ADAPTATION TO CAPACITY.-Aristotle recognized three_ steps in the process of human development, and therefore adapted his training to the capacity and needs of the child. The first stage of development pertains to the body; the second, to the instincts; and the third, to the reason. The exercises and studies of the child are to be determined by these three fundamental facts of its life. This principle gives us the idea of a progressive education based on nature, and so anticipates, in some measure, the views of later educational reformers. Until the age of seven the child is to be left under the care of its parents; but after that time it is to be under public instruction. "For where education is neglected," he says, "it is hurtful to the city.".

COURSE OF STUDY.-Aristotle approved of the subjects usually employed in the education of Athenian children.

Reading was to be taught as a thing useful in itself and helpful in acquiring knowledge. Drawing was commended for its esthetic results in enabling a man better to judge the productions of the fine arts. Like Plato, he reprobated excessive gymnastic training. "What is fair and honorable," he says, "ought to take the foremost place in education; for it is not a wolf, nor any other wild beast, that will brave any noble danger, but rather a good man. So that those who permit boys to engage too earnestly in these exercises, while they do not take care to instruct them in what is necessary to do, render them too mean to speak the truth, and accomplished in only one duty of a citizen, but in every other respect good for nothing, as reason evinces."

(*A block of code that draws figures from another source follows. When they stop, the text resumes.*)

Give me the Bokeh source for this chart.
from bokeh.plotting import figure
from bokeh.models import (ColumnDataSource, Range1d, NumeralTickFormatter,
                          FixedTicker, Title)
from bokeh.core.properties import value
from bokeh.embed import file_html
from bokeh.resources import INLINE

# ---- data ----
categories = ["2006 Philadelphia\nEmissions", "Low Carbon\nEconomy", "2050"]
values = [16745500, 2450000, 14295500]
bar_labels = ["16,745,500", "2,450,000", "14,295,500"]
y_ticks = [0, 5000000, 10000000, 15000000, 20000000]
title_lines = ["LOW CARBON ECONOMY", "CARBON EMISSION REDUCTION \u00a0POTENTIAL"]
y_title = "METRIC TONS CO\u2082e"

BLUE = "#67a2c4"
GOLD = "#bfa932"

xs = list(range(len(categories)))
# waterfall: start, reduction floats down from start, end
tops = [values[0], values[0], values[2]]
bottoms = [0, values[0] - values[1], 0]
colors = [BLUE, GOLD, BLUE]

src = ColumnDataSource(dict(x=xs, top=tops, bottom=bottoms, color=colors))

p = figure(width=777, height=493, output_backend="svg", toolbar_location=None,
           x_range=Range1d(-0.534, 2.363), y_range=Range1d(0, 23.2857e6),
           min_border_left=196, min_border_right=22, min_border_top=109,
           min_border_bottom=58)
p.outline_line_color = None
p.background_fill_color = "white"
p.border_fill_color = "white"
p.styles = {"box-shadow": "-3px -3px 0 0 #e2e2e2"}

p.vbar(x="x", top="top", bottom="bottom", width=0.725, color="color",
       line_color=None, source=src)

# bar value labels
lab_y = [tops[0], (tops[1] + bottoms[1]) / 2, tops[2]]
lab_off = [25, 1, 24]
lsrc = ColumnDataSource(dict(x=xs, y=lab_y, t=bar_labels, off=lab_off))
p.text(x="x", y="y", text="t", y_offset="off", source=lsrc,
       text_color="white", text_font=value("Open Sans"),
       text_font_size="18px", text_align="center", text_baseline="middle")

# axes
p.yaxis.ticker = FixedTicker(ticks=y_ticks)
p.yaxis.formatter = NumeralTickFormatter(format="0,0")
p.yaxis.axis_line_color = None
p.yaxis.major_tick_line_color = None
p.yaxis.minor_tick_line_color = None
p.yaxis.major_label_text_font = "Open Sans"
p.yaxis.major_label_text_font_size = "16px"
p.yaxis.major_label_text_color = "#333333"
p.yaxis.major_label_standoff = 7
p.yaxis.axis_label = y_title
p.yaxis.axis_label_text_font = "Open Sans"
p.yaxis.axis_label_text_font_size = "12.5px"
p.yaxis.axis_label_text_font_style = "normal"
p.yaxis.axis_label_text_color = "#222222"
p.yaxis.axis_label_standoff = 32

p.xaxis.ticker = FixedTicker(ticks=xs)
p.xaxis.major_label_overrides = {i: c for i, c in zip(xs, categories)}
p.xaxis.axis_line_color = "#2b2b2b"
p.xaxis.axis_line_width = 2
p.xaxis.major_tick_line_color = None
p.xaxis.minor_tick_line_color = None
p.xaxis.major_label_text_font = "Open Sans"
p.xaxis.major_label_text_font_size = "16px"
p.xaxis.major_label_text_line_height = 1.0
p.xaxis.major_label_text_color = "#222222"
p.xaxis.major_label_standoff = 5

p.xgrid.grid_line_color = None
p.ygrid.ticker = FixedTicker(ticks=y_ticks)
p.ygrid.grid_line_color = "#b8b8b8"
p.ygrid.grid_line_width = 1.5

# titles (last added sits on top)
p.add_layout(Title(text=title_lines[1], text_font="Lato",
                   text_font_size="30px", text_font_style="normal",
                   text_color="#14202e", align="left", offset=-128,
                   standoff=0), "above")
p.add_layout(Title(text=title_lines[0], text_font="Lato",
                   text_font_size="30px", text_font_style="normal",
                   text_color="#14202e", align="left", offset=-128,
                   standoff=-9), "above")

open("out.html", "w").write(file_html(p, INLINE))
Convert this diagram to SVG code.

MUSIC.-Aristotle advocated a musical training not only as a means of softening the passions, but also as a resource in elegant leisure. "It is clear," he says in an interesting passage, "that there are branches of learning and education which we must study with a view to the enjoyment of leisure, and these are to be valued for their own sake; whereas those kinds of knowledge which are useful in business are to be deemed necessary, and exist for the sake of other things. And therefore our fathers admitted music into education, not on the ground either of its necessity or utility, for it is not necessary nor, indeed, useful in the same manner as reading and writing, which are useful in money-making, in the management of a household, in the acquisition of knowledge, and in political life, nor like drawing, useful for a more correct judgment of the works of artists, nor again like gymnastics, which give health and strength; for neither of these is to be gained from music. There remains, then, the use of music for intellectual enjoyment in leisure,

which appears to have been the reason of its introduction, this being one of the ways in which it is thought that a freeman should pass his leisure."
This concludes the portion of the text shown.